The irony is that even if one could come up with a list of Church Fathers who had a similar take on sola fide as Luther, it still would not silence Catholic apologetics against it. Klaus’s words are of course an example of the Roman Catholic double standard that I’ve written about before. Klaus is arguing Luther invented “justification by faith alone”. It didn’t exist until Luther. It can’t be verified in church history. It can’t be true. On the other hand, when the same historical standard is applied to certain Roman Catholic dogmas, like Mary’s Bodily Assumption, Purgatory, Indulgences, etc., this same historical standard is swept under the rug and hidden. One has to seriously question why a standard that Catholic apologists hold Protestants to is not likewise applied to their own beliefs. Wade through the corridors of church history and search for the threads of all Roman Catholic dogma. One falls flat of linking many of them back to the early church, or in some instances, even the Bible. At some point in history, many current Catholic beliefs did not exist. Protestants live by the principle, sola scriptura. In other words, history doesn’t prove what is true and what is not, the Bible does.
For those of you looking for a quick synopsis. Brent (aka "Oddball Pastor") succinctly summed up four of my arguments:
1) Klaus misrepresents the argument. No one has claimed Fitzmyer was saying the ECFs espoused protestant soteriology, only that the RC accusation that the insertion of “allein” was a novelty is false.

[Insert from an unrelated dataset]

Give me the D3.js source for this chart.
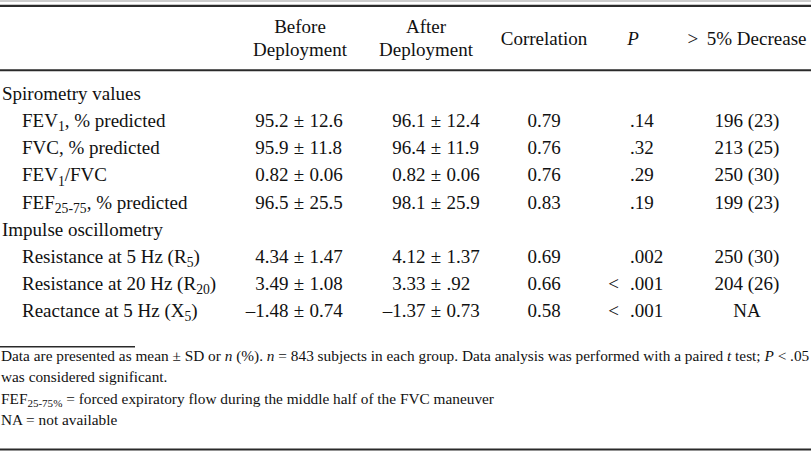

That fact remains regardless of what the ECFs may have meant.
2) Klaus wants to play the conspiracy card while ignoring the fact that the evidence (ie, no adding “allein” in Gal or removing it in James) is such that no conspiracy exists.
3) Klaus baldly denies that "allein" is justified despite the insertion of the word “allein” in translations prior to Luther and in other languages. Regardless of what those other translators thought the implication of sola or alone or “allein” might be theologically, they agreed with Luther as a matter of translation.
5) Klaus wants to use one standard on sola fide and another on other Catholic doctrines.